DIRECTIONS
Leave out any pictures and transcribe all other data below exactly.

[STORED DATA start]

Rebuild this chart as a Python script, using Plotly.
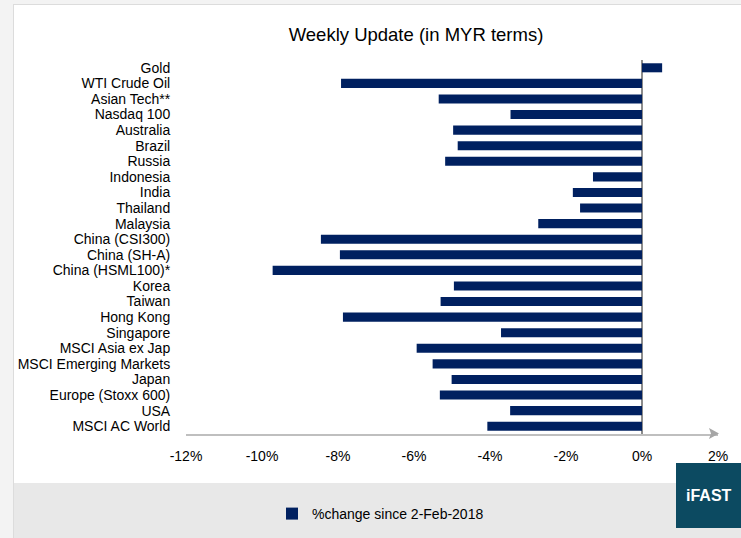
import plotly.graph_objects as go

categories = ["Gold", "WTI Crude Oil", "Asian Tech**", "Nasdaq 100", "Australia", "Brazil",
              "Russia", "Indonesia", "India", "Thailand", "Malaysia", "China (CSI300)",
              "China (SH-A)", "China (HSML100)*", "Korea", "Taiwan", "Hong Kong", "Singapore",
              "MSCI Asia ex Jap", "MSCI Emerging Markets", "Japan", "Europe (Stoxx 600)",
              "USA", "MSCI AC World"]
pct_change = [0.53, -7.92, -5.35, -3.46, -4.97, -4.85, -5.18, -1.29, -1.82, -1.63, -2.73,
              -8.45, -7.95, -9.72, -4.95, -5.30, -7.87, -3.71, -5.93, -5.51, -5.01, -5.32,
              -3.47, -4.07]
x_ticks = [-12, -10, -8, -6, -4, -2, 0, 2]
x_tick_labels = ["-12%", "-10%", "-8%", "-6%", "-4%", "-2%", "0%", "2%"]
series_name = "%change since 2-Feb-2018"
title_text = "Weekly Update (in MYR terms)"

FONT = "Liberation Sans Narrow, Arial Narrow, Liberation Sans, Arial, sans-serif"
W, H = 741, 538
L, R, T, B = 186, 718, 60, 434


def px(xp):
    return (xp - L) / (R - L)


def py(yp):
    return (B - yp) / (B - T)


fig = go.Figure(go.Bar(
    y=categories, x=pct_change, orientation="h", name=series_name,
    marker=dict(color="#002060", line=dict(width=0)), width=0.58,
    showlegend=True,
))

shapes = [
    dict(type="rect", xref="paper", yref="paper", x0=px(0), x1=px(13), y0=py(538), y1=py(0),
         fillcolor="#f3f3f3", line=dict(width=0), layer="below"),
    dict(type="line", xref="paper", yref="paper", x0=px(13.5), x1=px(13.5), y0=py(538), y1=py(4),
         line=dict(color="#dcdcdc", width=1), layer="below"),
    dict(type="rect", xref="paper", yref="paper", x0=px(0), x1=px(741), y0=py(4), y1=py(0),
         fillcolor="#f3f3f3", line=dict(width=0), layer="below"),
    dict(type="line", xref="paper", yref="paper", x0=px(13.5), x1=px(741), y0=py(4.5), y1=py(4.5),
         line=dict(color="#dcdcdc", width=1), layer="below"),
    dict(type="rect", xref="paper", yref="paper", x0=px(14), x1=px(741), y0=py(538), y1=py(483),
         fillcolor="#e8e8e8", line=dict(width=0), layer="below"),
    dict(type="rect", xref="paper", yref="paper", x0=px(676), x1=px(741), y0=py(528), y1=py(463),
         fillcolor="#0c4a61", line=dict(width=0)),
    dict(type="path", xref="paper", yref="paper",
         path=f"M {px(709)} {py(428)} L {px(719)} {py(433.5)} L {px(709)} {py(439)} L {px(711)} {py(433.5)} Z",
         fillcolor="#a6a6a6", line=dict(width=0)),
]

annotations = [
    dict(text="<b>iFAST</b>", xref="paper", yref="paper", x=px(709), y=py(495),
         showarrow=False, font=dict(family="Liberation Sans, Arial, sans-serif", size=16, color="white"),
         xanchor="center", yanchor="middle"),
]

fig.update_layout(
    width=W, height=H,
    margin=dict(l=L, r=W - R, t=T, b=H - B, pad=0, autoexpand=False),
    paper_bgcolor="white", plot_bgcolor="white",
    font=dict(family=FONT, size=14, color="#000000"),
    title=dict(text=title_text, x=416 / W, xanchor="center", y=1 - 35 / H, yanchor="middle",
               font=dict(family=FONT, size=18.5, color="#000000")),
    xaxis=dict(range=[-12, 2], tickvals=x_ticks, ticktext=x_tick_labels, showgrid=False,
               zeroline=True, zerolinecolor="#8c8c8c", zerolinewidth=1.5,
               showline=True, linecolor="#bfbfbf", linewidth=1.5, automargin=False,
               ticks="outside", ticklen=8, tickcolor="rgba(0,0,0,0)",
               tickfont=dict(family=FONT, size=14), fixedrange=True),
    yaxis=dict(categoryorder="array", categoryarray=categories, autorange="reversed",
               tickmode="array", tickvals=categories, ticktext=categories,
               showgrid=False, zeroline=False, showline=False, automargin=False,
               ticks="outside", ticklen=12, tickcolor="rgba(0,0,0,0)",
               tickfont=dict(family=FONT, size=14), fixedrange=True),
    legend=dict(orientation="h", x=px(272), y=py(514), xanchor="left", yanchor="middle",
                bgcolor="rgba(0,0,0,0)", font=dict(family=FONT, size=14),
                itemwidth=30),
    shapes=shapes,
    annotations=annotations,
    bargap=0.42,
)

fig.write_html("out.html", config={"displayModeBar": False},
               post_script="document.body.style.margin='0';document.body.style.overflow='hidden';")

[STORED DATA end]

ANSWER TO THE TASK
Rebuild this chart as a Python script, using Plotly.
import plotly.graph_objects as go

categories = ["Gold", "WTI Crude Oil", "Asian Tech**", "Nasdaq 100", "Australia", "Brazil",
              "Russia", "Indonesia", "India", "Thailand", "Malaysia", "China (CSI300)",
              "China (SH-A)", "China (HSML100)*", "Korea", "Taiwan", "Hong Kong", "Singapore",
              "MSCI Asia ex Jap", "MSCI Emerging Markets", "Japan", "Europe (Stoxx 600)",
              "USA", "MSCI AC World"]
pct_change = [0.53, -7.92, -5.35, -3.46, -4.97, -4.85, -5.18, -1.29, -1.82, -1.63, -2.73,
              -8.45, -7.95, -9.72, -4.95, -5.30, -7.87, -3.71, -5.93, -5.51, -5.01, -5.32,
              -3.47, -4.07]
x_ticks = [-12, -10, -8, -6, -4, -2, 0, 2]
x_tick_labels = ["-12%", "-10%", "-8%", "-6%", "-4%", "-2%", "0%", "2%"]
series_name = "%change since 2-Feb-2018"
title_text = "Weekly Update (in MYR terms)"

FONT = "Liberation Sans Narrow, Arial Narrow, Liberation Sans, Arial, sans-serif"
W, H = 741, 538
L, R, T, B = 186, 718, 60, 434


def px(xp):
    return (xp - L) / (R - L)


def py(yp):
    return (B - yp) / (B - T)


fig = go.Figure(go.Bar(
    y=categories, x=pct_change, orientation="h", name=series_name,
    marker=dict(color="#002060", line=dict(width=0)), width=0.58,
    showlegend=True,
))

shapes = [
    dict(type="rect", xref="paper", yref="paper", x0=px(0), x1=px(13), y0=py(538), y1=py(0),
         fillcolor="#f3f3f3", line=dict(width=0), layer="below"),
    dict(type="line", xref="paper", yref="paper", x0=px(13.5), x1=px(13.5), y0=py(538), y1=py(4),
         line=dict(color="#dcdcdc", width=1), layer="below"),
    dict(type="rect", xref="paper", yref="paper", x0=px(0), x1=px(741), y0=py(4), y1=py(0),
         fillcolor="#f3f3f3", line=dict(width=0), layer="below"),
    dict(type="line", xref="paper", yref="paper", x0=px(13.5), x1=px(741), y0=py(4.5), y1=py(4.5),
         line=dict(color="#dcdcdc", width=1), layer="below"),
    dict(type="rect", xref="paper", yref="paper", x0=px(14), x1=px(741), y0=py(538), y1=py(483),
         fillcolor="#e8e8e8", line=dict(width=0), layer="below"),
    dict(type="rect", xref="paper", yref="paper", x0=px(676), x1=px(741), y0=py(528), y1=py(463),
         fillcolor="#0c4a61", line=dict(width=0)),
    dict(type="path", xref="paper", yref="paper",
         path=f"M {px(709)} {py(428)} L {px(719)} {py(433.5)} L {px(709)} {py(439)} L {px(711)} {py(433.5)} Z",
         fillcolor="#a6a6a6", line=dict(width=0)),
]

annotations = [
    dict(text="<b>iFAST</b>", xref="paper", yref="paper", x=px(709), y=py(495),
         showarrow=False, font=dict(family="Liberation Sans, Arial, sans-serif", size=16, color="white"),
         xanchor="center", yanchor="middle"),
]

fig.update_layout(
    width=W, height=H,
    margin=dict(l=L, r=W - R, t=T, b=H - B, pad=0, autoexpand=False),
    paper_bgcolor="white", plot_bgcolor="white",
    font=dict(family=FONT, size=14, color="#000000"),
    title=dict(text=title_text, x=416 / W, xanchor="center", y=1 - 35 / H, yanchor="middle",
               font=dict(family=FONT, size=18.5, color="#000000")),
    xaxis=dict(range=[-12, 2], tickvals=x_ticks, ticktext=x_tick_labels, showgrid=False,
               zeroline=True, zerolinecolor="#8c8c8c", zerolinewidth=1.5,
               showline=True, linecolor="#bfbfbf", linewidth=1.5, automargin=False,
               ticks="outside", ticklen=8, tickcolor="rgba(0,0,0,0)",
               tickfont=dict(family=FONT, size=14), fixedrange=True),
    yaxis=dict(categoryorder="array", categoryarray=categories, autorange="reversed",
               tickmode="array", tickvals=categories, ticktext=categories,
               showgrid=False, zeroline=False, showline=False, automargin=False,
               ticks="outside", ticklen=12, tickcolor="rgba(0,0,0,0)",
               tickfont=dict(family=FONT, size=14), fixedrange=True),
    legend=dict(orientation="h", x=px(272), y=py(514), xanchor="left", yanchor="middle",
                bgcolor="rgba(0,0,0,0)", font=dict(family=FONT, size=14),
                itemwidth=30),
    shapes=shapes,
    annotations=annotations,
    bargap=0.42,
)

fig.write_html("out.html", config={"displayModeBar": False},
               post_script="document.body.style.margin='0';document.body.style.overflow='hidden';")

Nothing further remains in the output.